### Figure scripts
----------------

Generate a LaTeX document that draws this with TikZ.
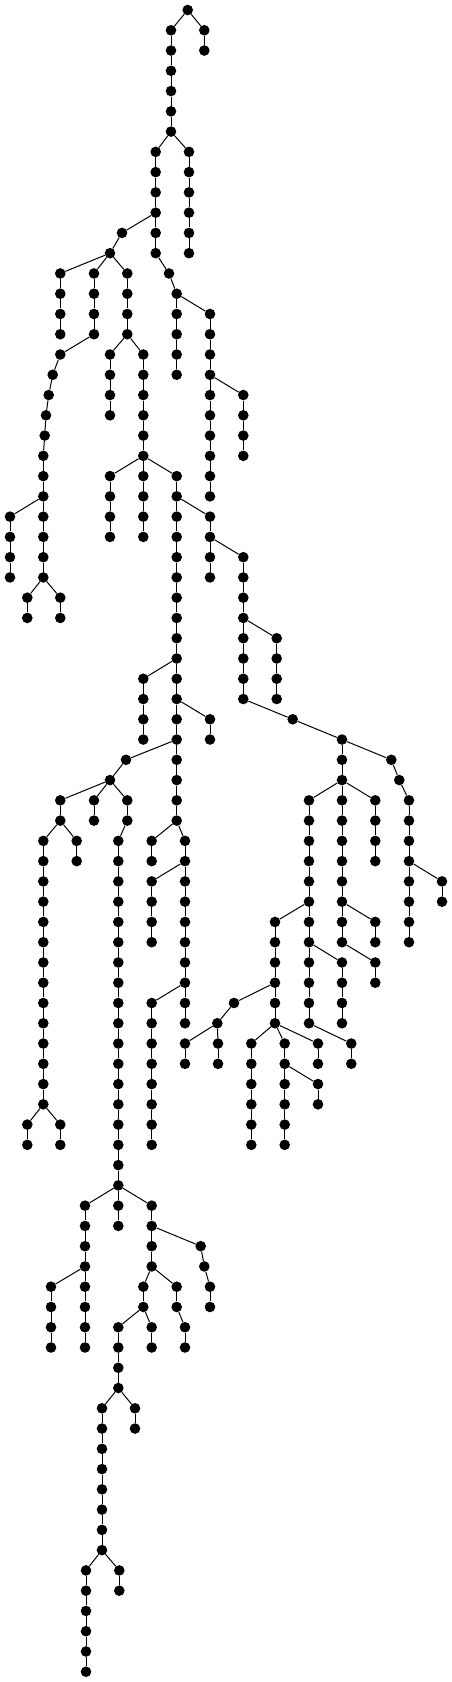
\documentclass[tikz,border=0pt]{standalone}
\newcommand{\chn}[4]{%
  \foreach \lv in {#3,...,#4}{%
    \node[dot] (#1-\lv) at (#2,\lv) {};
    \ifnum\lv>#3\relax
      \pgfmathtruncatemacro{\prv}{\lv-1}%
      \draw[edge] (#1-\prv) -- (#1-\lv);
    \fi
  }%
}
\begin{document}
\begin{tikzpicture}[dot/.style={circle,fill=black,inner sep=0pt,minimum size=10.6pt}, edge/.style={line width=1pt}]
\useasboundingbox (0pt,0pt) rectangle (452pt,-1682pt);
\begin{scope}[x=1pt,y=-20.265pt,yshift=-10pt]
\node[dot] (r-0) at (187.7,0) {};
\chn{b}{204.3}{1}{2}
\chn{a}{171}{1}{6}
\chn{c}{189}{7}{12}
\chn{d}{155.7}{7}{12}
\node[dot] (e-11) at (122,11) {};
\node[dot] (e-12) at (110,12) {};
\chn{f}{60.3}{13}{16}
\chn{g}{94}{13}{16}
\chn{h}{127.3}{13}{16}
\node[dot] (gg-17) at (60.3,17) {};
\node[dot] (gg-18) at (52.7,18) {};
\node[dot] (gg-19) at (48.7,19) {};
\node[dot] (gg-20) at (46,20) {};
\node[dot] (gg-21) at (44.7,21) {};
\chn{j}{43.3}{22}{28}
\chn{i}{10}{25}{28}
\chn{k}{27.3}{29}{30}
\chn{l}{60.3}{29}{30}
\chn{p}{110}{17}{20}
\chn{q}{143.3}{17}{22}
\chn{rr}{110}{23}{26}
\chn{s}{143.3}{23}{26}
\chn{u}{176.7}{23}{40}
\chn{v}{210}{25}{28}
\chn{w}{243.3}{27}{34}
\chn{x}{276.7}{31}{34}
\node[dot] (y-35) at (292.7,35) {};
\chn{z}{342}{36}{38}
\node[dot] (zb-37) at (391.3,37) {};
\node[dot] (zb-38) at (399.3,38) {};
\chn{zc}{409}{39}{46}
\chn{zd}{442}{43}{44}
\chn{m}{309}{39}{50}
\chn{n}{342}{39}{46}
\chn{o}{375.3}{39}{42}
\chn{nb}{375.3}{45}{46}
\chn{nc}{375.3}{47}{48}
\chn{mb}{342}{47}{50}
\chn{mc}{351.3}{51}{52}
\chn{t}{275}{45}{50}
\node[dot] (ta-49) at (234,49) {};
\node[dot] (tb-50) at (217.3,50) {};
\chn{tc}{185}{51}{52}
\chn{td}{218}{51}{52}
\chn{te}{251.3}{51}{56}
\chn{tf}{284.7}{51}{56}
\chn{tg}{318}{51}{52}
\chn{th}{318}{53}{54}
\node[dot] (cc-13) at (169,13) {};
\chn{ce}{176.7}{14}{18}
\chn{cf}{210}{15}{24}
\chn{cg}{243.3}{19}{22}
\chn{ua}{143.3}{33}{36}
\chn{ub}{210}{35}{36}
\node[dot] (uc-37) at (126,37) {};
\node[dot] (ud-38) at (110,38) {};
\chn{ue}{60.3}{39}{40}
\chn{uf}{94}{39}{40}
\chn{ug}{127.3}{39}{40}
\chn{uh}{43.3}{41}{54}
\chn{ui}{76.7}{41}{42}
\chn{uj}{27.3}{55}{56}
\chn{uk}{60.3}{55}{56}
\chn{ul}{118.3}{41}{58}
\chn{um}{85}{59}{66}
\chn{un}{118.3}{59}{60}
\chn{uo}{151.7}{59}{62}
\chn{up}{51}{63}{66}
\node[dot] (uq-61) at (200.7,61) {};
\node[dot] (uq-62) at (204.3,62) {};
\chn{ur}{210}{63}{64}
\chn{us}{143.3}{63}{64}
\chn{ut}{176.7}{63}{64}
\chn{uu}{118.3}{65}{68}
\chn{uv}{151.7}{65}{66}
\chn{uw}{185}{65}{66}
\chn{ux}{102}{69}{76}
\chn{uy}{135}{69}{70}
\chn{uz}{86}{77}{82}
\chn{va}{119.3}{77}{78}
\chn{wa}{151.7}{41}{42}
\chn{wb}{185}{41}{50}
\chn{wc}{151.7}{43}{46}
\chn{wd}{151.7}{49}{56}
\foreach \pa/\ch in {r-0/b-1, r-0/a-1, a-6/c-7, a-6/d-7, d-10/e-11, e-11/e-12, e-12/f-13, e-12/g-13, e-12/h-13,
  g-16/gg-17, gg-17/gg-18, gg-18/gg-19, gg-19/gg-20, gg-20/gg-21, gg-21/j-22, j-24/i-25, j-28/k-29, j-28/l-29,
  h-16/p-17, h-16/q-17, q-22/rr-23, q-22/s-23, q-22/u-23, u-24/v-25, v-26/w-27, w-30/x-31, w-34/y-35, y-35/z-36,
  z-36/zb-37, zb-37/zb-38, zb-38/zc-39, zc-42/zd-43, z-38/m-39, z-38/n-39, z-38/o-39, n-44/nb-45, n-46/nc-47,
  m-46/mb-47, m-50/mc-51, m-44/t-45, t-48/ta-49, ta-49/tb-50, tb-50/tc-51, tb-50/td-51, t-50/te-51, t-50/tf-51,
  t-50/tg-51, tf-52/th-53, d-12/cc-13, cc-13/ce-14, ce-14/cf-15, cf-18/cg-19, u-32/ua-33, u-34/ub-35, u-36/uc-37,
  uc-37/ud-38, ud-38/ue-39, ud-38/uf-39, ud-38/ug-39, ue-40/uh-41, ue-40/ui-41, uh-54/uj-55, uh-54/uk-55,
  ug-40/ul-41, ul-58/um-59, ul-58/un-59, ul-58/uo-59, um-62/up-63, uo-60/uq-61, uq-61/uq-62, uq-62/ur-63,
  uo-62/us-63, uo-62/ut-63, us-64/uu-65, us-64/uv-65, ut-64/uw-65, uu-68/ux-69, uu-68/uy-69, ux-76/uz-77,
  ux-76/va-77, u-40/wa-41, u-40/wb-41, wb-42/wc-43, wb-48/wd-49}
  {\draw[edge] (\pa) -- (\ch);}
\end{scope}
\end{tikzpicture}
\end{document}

----------------

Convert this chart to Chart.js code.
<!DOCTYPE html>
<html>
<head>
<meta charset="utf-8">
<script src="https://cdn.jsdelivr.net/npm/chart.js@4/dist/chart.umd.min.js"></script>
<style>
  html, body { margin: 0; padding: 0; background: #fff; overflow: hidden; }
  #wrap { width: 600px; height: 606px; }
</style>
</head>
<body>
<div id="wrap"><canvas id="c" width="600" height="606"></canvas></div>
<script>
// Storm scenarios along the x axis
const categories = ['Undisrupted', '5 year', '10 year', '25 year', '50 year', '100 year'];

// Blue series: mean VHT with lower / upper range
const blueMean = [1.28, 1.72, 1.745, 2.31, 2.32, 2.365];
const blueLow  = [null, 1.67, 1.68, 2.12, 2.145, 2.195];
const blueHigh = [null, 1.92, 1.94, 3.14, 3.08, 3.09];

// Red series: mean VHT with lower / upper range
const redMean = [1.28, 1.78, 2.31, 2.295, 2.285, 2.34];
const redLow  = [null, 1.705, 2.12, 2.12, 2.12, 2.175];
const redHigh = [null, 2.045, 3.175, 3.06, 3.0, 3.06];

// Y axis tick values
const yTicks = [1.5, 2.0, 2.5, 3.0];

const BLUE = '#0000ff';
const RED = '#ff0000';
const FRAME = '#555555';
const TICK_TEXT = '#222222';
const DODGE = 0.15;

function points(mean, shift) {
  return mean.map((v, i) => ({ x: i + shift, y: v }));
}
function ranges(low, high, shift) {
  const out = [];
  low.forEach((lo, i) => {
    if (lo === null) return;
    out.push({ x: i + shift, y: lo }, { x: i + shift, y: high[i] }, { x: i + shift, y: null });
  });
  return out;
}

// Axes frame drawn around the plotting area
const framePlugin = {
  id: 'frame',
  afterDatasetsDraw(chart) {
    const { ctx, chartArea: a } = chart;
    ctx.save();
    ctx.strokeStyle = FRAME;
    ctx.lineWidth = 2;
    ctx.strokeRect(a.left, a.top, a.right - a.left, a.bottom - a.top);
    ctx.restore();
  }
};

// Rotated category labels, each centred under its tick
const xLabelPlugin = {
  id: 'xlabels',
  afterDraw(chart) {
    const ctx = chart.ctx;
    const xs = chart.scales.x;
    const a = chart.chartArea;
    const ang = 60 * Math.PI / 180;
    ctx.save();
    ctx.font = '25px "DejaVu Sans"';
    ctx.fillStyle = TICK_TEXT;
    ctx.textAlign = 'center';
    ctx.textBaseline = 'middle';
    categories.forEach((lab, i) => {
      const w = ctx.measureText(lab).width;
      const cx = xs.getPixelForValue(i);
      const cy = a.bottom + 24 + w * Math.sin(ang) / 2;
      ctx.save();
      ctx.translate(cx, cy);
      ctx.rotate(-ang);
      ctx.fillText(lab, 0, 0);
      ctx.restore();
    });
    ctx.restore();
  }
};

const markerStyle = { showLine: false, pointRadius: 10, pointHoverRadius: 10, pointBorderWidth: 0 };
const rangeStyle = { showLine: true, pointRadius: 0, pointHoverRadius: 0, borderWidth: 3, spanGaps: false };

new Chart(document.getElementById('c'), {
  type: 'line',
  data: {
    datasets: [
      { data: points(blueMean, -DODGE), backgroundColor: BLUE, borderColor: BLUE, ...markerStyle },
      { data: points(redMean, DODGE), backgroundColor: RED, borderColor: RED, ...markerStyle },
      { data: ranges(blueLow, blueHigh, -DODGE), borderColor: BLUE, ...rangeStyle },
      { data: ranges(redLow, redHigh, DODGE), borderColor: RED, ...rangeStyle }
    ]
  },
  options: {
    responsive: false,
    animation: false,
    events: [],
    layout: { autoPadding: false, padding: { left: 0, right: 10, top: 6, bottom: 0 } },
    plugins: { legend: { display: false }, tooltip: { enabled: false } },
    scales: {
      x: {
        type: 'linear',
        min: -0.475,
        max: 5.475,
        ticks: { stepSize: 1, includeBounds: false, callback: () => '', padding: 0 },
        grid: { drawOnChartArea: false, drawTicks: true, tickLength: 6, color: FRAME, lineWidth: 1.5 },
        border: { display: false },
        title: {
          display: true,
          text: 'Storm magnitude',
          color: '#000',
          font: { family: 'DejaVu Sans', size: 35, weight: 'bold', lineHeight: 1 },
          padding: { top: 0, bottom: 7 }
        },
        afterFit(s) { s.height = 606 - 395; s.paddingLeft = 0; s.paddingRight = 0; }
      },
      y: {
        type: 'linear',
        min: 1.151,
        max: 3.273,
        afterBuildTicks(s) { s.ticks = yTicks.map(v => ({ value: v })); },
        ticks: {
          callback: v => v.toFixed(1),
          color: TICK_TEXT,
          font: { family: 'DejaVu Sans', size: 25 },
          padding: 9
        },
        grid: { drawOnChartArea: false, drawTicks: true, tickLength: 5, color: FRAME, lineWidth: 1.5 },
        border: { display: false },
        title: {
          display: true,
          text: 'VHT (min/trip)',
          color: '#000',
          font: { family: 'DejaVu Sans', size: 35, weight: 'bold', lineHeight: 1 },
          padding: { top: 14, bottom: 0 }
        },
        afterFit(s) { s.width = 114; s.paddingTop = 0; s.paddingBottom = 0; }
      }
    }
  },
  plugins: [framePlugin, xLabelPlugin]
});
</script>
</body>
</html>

----------------

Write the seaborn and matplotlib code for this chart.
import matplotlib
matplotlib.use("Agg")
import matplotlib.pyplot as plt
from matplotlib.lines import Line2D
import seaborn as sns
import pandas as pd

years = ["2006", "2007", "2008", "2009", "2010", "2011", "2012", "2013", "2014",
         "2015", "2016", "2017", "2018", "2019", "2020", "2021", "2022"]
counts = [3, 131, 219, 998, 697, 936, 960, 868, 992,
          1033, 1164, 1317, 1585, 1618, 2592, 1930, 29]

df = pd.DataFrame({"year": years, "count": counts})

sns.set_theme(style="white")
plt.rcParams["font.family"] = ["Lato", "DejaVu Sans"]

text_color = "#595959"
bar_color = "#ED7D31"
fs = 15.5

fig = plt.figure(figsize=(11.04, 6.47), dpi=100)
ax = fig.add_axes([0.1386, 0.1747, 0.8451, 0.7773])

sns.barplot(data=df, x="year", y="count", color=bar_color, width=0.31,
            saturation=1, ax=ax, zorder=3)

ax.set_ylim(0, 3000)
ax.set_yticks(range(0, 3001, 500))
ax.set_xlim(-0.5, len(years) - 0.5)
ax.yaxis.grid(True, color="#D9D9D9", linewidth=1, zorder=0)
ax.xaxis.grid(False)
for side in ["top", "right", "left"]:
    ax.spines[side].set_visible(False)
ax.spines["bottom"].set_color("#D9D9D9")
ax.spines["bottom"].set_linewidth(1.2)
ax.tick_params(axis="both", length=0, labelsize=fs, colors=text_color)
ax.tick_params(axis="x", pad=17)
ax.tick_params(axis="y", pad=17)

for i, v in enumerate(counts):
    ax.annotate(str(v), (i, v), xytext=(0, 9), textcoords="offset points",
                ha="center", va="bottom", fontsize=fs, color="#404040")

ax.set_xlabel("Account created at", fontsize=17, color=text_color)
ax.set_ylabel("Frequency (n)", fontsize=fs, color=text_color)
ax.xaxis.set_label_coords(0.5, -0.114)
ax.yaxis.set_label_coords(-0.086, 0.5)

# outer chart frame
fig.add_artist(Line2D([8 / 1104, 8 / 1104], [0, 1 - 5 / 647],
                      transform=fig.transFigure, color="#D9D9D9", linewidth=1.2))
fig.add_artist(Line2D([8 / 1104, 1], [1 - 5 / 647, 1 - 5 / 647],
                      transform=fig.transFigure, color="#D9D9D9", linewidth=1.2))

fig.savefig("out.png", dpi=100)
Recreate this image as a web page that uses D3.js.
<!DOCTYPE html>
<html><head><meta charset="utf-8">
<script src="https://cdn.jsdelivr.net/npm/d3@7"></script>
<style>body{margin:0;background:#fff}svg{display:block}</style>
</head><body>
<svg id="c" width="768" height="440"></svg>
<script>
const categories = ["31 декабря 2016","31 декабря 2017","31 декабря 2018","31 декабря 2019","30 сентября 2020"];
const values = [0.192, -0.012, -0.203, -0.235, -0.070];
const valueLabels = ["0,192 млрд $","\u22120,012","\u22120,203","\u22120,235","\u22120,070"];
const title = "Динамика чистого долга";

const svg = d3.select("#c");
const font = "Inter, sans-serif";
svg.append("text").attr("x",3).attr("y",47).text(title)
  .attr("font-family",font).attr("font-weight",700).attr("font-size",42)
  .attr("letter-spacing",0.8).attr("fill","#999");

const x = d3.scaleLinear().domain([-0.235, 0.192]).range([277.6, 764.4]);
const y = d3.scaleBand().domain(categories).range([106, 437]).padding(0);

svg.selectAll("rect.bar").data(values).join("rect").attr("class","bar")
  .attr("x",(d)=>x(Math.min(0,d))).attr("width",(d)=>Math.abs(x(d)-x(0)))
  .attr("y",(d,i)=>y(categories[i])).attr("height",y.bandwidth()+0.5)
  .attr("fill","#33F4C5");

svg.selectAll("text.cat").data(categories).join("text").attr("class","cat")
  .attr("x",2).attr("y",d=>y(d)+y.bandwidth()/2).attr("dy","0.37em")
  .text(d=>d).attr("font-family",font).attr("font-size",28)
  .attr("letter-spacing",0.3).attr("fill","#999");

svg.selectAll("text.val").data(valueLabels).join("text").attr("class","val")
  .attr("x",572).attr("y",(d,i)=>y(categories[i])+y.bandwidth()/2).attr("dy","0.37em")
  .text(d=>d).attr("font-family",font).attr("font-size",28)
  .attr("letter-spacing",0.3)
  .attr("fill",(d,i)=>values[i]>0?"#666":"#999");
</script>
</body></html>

----------------

### Stated exercise
Identify all lines in the records above with the word "code".

### Problem solution
Convert this chart to Chart.js code.
Write the seaborn and matplotlib code for this chart.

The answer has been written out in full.